In psychology, mentalism is an umbrella term that refers to those branches of study that concentrate on perception and thought processes: for example, mental imagery, consciousness and cognition, as in cognitive psychology. The term mentalism has been used primarily by behaviorists who believe that scientific psychology should focus on the structure of causal relationships to conditioned responses, or on the functions of behavior.
Neither mentalism nor behaviorism are mutually exclusive fields; elements of one can be seen in the other, perhaps more so in modern times compared to the advent of psychology over a century ago.
Psychologist Allan Paivio used the term classical mentalism to refer to the introspective psychologies of Edward Titchener and William James.
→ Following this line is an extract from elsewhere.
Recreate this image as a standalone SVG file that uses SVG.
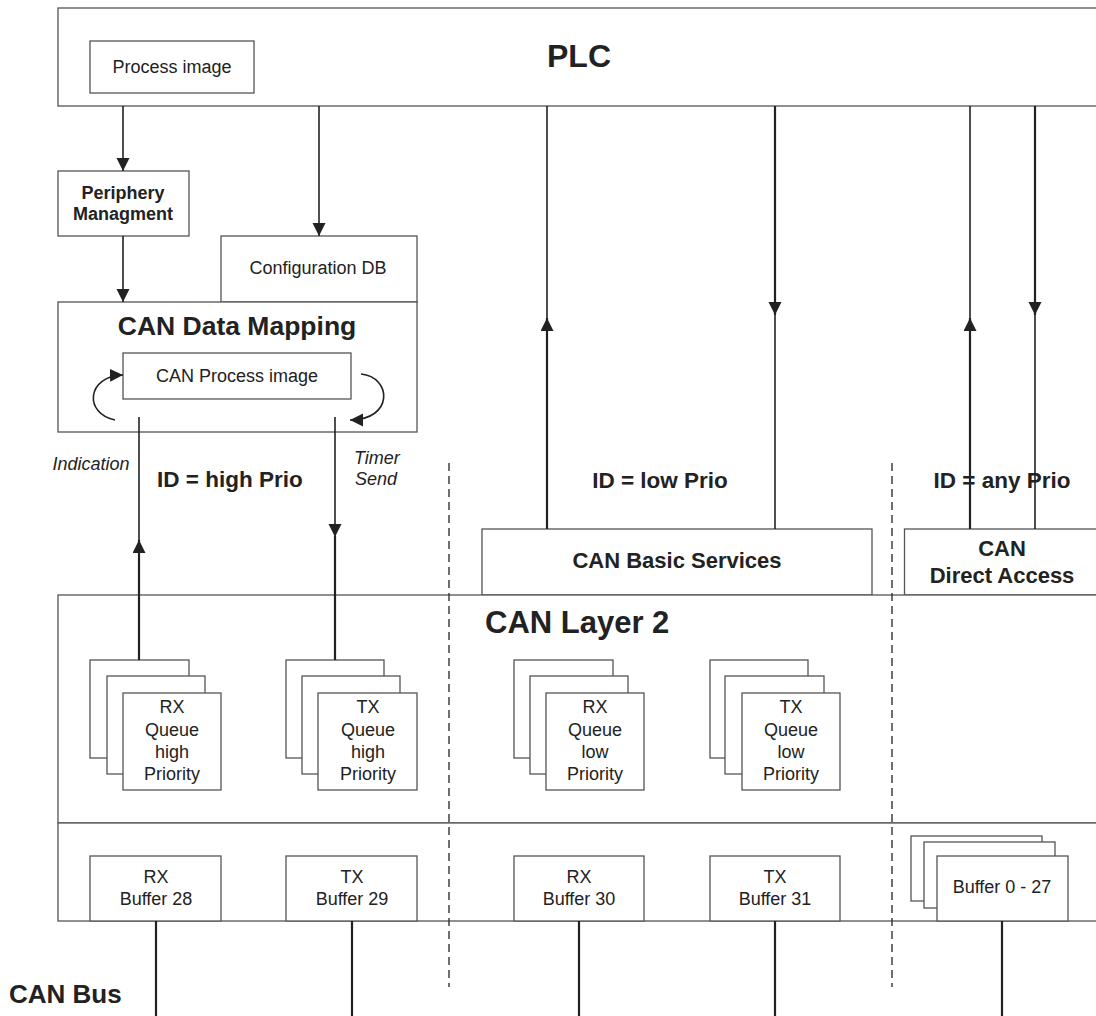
<svg xmlns="http://www.w3.org/2000/svg" width="1096" height="1016" viewBox="0 0 1096 1016">
<defs>
<style>
.box{fill:#fff;stroke:#555;stroke-width:1.3}
.ln{fill:none;stroke:#222;stroke-width:1.6}
.thk{fill:none;stroke:#222;stroke-width:2.2}
.dash{fill:none;stroke:#333;stroke-width:1.4;stroke-dasharray:8 5}
text{font-family:"Liberation Sans",Arial,sans-serif;fill:#222}
.t{font-size:18px;text-anchor:middle}
.b{font-weight:bold}
.c{text-anchor:middle}
.i{font-style:italic;font-size:18px}
</style>
<marker id="ah" markerUnits="userSpaceOnUse" markerWidth="14" markerHeight="14" refX="13" refY="6.5" orient="auto">
<path d="M0,0 L13,6.5 L0,13 z" fill="#222"/>
</marker>
</defs>
<rect width="1096" height="1016" fill="#fff"/>

<g id="plc">
<rect class="box" x="58" y="8" width="1050" height="98"/>
<text class="b c" x="579" y="67" font-size="32">PLC</text>
</g>
<g id="process-image">
<rect class="box" x="90" y="41" width="164" height="52"/>
<text class="t" x="172" y="73">Process image</text>
</g>
<g id="periphery">
<rect class="box" x="58" y="171" width="131" height="65"/>
<text class="t b" x="123" y="199">Periphery</text>
<text class="t b" x="123" y="220">Managment</text>
</g>
<g id="config-db">
<rect class="box" x="221" y="236" width="196" height="66"/>
<text class="t" x="318" y="274">Configuration DB</text>
</g>
<g id="can-data-mapping">
<rect class="box" x="58" y="302" width="359" height="130"/>
<text class="b c" x="237" y="335" font-size="26.5">CAN Data Mapping</text>
</g>
<g id="can-process-image">
<rect class="box" x="123" y="353" width="228" height="46"/>
<text class="t" x="237" y="382">CAN Process image</text>
</g>

<g id="labels">
<text class="i" x="91" y="470" text-anchor="middle">Indication</text>
<text class="i" x="354" y="464">Timer</text>
<text class="i" x="355" y="485">Send</text>
<text class="b" x="157" y="487" font-size="22.5">ID = high Prio</text>
<text class="b c" x="660" y="488" font-size="22.5">ID = low Prio</text>
<text class="b c" x="1002" y="488" font-size="22.5">ID = any Prio</text>
<text class="b" x="9" y="1003" font-size="26">CAN Bus</text>
</g>

<g id="can-basic-services">
<rect class="box" x="482" y="529" width="390" height="66"/>
<text class="b c" x="677" y="568" font-size="22">CAN Basic Services</text>
</g>
<g id="can-direct-access">
<rect class="box" x="904.5" y="529" width="200" height="66"/>
<text class="b c" x="1002" y="556" font-size="22">CAN</text>
<text class="b c" x="1002" y="583" font-size="22">Direct Access</text>
</g>

<g id="can-layer-2">
<rect class="box" x="58" y="595" width="1050" height="228"/>
<text class="b" x="485" y="633" font-size="31">CAN Layer 2</text>
</g>
<g id="buffer-layer">
<rect class="box" x="58" y="823" width="1050" height="98"/>
</g>

<g id="rx-queue-high">
<rect class="box" x="90" y="660" width="99" height="98"/>
<rect class="box" x="107" y="676" width="98" height="98"/>
<rect class="box" x="123" y="693" width="98" height="97"/>
<text class="t" x="172" y="713">RX</text>
<text class="t" x="172" y="736">Queue</text>
<text class="t" x="172" y="758">high</text>
<text class="t" x="172" y="780">Priority</text>
</g>
<g id="tx-queue-high">
<rect class="box" x="286" y="660" width="98" height="98"/>
<rect class="box" x="302" y="676" width="98" height="98"/>
<rect class="box" x="318" y="693" width="99" height="97"/>
<text class="t" x="368" y="713">TX</text>
<text class="t" x="368" y="736">Queue</text>
<text class="t" x="368" y="758">high</text>
<text class="t" x="368" y="780">Priority</text>
</g>
<g id="rx-queue-low">
<rect class="box" x="514" y="660" width="99" height="98"/>
<rect class="box" x="530" y="676" width="98" height="98"/>
<rect class="box" x="546" y="693" width="98" height="97"/>
<text class="t" x="595" y="713">RX</text>
<text class="t" x="595" y="736">Queue</text>
<text class="t" x="595" y="758">low</text>
<text class="t" x="595" y="780">Priority</text>
</g>
<g id="tx-queue-low">
<rect class="box" x="710" y="660" width="98" height="98"/>
<rect class="box" x="725" y="676" width="99" height="98"/>
<rect class="box" x="742" y="693" width="98" height="97"/>
<text class="t" x="791" y="713">TX</text>
<text class="t" x="791" y="736">Queue</text>
<text class="t" x="791" y="758">low</text>
<text class="t" x="791" y="780">Priority</text>
</g>

<g id="rx-buffer-28">
<rect class="box" x="90" y="856" width="131" height="65"/>
<text class="t" x="156" y="883">RX</text>
<text class="t" x="156" y="905">Buffer 28</text>
</g>
<g id="tx-buffer-29">
<rect class="box" x="286" y="856" width="131" height="65"/>
<text class="t" x="352" y="883">TX</text>
<text class="t" x="352" y="905">Buffer 29</text>
</g>
<g id="rx-buffer-30">
<rect class="box" x="514" y="856" width="130" height="65"/>
<text class="t" x="579" y="883">RX</text>
<text class="t" x="579" y="905">Buffer 30</text>
</g>
<g id="tx-buffer-31">
<rect class="box" x="710" y="856" width="130" height="65"/>
<text class="t" x="775" y="883">TX</text>
<text class="t" x="775" y="905">Buffer 31</text>
</g>
<g id="buffer-0-27">
<rect class="box" x="911" y="836" width="131" height="65"/>
<rect class="box" x="924" y="842" width="131" height="66"/>
<rect class="box" x="937" y="856" width="131" height="65"/>
<text class="t" x="1002" y="893">Buffer 0 - 27</text>
</g>

<g id="connectors">
<line class="ln" x1="123" y1="106" x2="123" y2="171" marker-end="url(#ah)"/>
<line class="ln" x1="123" y1="236" x2="123" y2="302" marker-end="url(#ah)"/>
<line class="ln" x1="319" y1="106" x2="319" y2="236" marker-end="url(#ah)"/>

<line class="thk" x1="139" y1="660" x2="139" y2="540" marker-end="url(#ah)"/>
<line class="ln" x1="139" y1="541" x2="139" y2="417"/>
<line class="ln" x1="335" y1="417" x2="335" y2="537" marker-end="url(#ah)"/>
<line class="thk" x1="335" y1="536" x2="335" y2="660"/>

<line class="thk" x1="547" y1="529" x2="547" y2="318" marker-end="url(#ah)"/>
<line class="ln" x1="547" y1="319" x2="547" y2="106"/>
<line class="thk" x1="775" y1="106" x2="775" y2="315" marker-end="url(#ah)"/>
<line class="ln" x1="775" y1="314" x2="775" y2="529"/>
<line class="thk" x1="970" y1="529" x2="970" y2="318" marker-end="url(#ah)"/>
<line class="ln" x1="970" y1="319" x2="970" y2="106"/>
<line class="thk" x1="1035" y1="106" x2="1035" y2="315" marker-end="url(#ah)"/>
<line class="ln" x1="1035" y1="314" x2="1035" y2="529"/>

<path class="ln" d="M115,420 C84,414 86,376 123,375" marker-end="url(#ah)"/>
<path class="ln" d="M361,374 C392,377 394,420 350,420" marker-end="url(#ah)"/>

<line class="thk" x1="156" y1="921" x2="156" y2="1016"/>
<line class="thk" x1="352" y1="921" x2="352" y2="1016"/>
<line class="thk" x1="579" y1="921" x2="579" y2="1016"/>
<line class="thk" x1="775" y1="921" x2="775" y2="1016"/>
<line class="thk" x1="1002" y1="921" x2="1002" y2="1016"/>

<line class="dash" x1="449" y1="463" x2="449" y2="987"/>
<line class="dash" x1="892" y1="463" x2="892" y2="987"/>
</g>
</svg>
Despite Titchener being concerned with structure and James with function, both agreed that consciousness was the subject matter of psychology, making psychology an inherently subjective field.
Concurrently thriving alongside mentalism since the inception of psychology was the functional perspective of behaviorism. However, it was not until 1913, when psychologist John B. Watson published his article "Psychology as the Behaviorist Views It" that behaviorism began have a dominant influence. Watson's ideas sparked what some have called a paradigm shift in American psychology, leading to the objective and experimental study of human behavior, rather than subjective, introspective study of human consciousness. Behaviorists considered that the study of consciousness was impossible to do, and that the focus on it to that point had only been a hindrance to the field reaching its full potential. For a time, behaviorism would go on to be the dominant force driving psychological thought, advanced by the work of other luminaries such as Ivan Pavlov, Edward Thorndike, and B.F. Skinner.